Medical Treatment of Dizziness
Treatment varies with the individual patient according to the suspected cause and the magnitude and frequency of the symptoms. During an acute spell, suppressant medications such as Antivert or Valium can provide symptomatic relief. These drugs, however, do nothing to cure the problem. But, like treating seasickness, getting symptomatic relief and waiting for the spell to pass may be all that is needed. All of these suppressants can cause drowsiness. Thus, you must be extremely careful with driving and other risky activities because the combination of dizziness with drowsiness can be hazardous. These medications can also slow down natural recovery or impair rehabilitation.
Some patients, who have a particularly stubborn type of dizziness such as the unsteadiness that occurs following a stroke, require physical therapy (vestibular rehabilitation) in order to see improvement.
Reduction of Inner Ear Fluid Build-up
Ménière’s disease can often be improved by decreasing the amount of sodium in the inner ear. A very low salt (sodium) diet combined with a water pill (diuretic) that eliminates sodium from the body is usually very effective. If you take water pills, make sure to have blood tests to assure your potassium does not get too low.

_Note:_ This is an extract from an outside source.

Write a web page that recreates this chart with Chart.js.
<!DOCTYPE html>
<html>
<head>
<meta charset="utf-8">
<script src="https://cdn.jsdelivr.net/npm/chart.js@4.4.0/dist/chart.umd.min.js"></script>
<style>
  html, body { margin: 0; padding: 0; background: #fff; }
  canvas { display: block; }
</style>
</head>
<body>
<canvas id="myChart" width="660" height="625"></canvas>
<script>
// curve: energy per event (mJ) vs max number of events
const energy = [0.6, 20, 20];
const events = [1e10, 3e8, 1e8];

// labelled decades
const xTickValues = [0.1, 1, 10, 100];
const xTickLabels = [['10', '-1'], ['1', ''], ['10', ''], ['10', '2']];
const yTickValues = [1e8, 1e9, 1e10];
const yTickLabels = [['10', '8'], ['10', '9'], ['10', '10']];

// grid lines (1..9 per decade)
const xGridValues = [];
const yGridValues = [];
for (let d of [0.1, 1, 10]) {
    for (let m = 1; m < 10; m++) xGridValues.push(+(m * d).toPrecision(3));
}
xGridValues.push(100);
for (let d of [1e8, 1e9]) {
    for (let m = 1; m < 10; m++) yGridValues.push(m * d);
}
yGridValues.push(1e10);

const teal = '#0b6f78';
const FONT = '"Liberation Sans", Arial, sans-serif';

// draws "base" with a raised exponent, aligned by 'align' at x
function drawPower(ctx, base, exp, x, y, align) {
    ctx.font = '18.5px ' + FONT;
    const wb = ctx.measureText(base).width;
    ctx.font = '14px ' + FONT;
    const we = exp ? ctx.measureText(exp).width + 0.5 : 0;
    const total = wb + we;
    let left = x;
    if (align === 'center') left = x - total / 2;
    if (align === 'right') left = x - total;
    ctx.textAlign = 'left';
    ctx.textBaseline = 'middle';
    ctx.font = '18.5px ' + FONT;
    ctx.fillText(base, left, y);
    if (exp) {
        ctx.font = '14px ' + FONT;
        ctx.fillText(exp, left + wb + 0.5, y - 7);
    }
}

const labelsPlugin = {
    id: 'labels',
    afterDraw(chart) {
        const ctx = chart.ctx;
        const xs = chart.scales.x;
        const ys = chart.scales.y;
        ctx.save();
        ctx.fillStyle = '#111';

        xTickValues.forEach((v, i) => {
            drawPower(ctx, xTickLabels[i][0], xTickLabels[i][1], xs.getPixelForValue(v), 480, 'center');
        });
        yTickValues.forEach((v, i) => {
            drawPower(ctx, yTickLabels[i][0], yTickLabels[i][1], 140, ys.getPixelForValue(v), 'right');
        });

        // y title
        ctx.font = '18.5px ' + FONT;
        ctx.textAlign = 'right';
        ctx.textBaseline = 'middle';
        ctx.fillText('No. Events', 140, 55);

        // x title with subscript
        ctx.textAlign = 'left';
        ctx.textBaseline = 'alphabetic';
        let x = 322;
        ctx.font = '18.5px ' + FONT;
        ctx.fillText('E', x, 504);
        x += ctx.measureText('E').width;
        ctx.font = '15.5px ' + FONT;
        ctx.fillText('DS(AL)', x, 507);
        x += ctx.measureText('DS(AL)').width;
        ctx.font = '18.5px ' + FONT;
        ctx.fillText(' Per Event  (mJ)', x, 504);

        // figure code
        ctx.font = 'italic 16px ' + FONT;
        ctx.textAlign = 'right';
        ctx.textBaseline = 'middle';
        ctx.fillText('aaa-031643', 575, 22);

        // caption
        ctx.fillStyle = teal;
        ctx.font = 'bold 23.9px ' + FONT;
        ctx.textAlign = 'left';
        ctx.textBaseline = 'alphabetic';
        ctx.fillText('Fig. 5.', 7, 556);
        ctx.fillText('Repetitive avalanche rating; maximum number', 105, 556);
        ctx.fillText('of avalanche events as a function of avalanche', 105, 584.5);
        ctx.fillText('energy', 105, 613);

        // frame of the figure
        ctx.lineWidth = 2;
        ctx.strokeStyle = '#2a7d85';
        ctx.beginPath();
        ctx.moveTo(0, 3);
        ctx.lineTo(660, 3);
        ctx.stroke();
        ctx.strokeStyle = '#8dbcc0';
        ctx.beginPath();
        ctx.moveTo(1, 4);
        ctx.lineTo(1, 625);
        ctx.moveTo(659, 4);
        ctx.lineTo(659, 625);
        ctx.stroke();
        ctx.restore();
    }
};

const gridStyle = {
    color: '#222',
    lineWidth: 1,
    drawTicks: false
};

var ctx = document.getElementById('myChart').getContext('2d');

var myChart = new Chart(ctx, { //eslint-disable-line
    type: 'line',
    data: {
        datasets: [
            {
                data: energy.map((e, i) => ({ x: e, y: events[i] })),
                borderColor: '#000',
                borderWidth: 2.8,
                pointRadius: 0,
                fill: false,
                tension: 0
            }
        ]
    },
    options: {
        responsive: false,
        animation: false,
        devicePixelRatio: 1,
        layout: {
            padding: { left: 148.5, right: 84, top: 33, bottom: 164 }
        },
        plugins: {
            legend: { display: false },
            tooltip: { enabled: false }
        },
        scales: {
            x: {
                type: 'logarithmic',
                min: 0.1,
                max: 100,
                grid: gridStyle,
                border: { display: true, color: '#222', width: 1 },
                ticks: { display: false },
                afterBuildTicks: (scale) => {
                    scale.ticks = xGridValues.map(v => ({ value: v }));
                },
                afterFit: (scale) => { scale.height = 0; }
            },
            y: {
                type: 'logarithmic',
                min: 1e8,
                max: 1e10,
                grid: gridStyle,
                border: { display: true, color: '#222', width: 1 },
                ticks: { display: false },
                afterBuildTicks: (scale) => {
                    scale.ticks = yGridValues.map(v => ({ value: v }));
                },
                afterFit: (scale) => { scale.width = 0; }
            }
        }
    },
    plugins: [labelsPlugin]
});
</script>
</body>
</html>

Steroids can occasionally help but they may have many side effects. Make sure to discuss this with your doctor.
Inner Ear Injections
For Ménière’s disease and a few other uncommon ear disorders, “transtympanic injections” of medications may be of some benefit. These medications can include steroids to decrease inflammation, or medications, like Gentamicin, which can selectively affect the inner ear. Gentamicin has been used as a way of destroying the inner ear without surgery. In progressive treatments, it can destroy the balance portion of the inner ear, leading to fewer dizzy spells. Gentamicin treatments require several visits in which the medication is placed through a small hole created in the ear drum. Careful monitoring is necessary regarding the amount of medication used because the best dose for each person can vary greatly. However, these treatments can lead to persistent unsteadiness and hearing loss. Thus, these treatments are more often recommended for the elderly or those who already have a significant hearing loss. Also, there is a small risk that the intentional perforation of the eardrum will not heal or may become infected.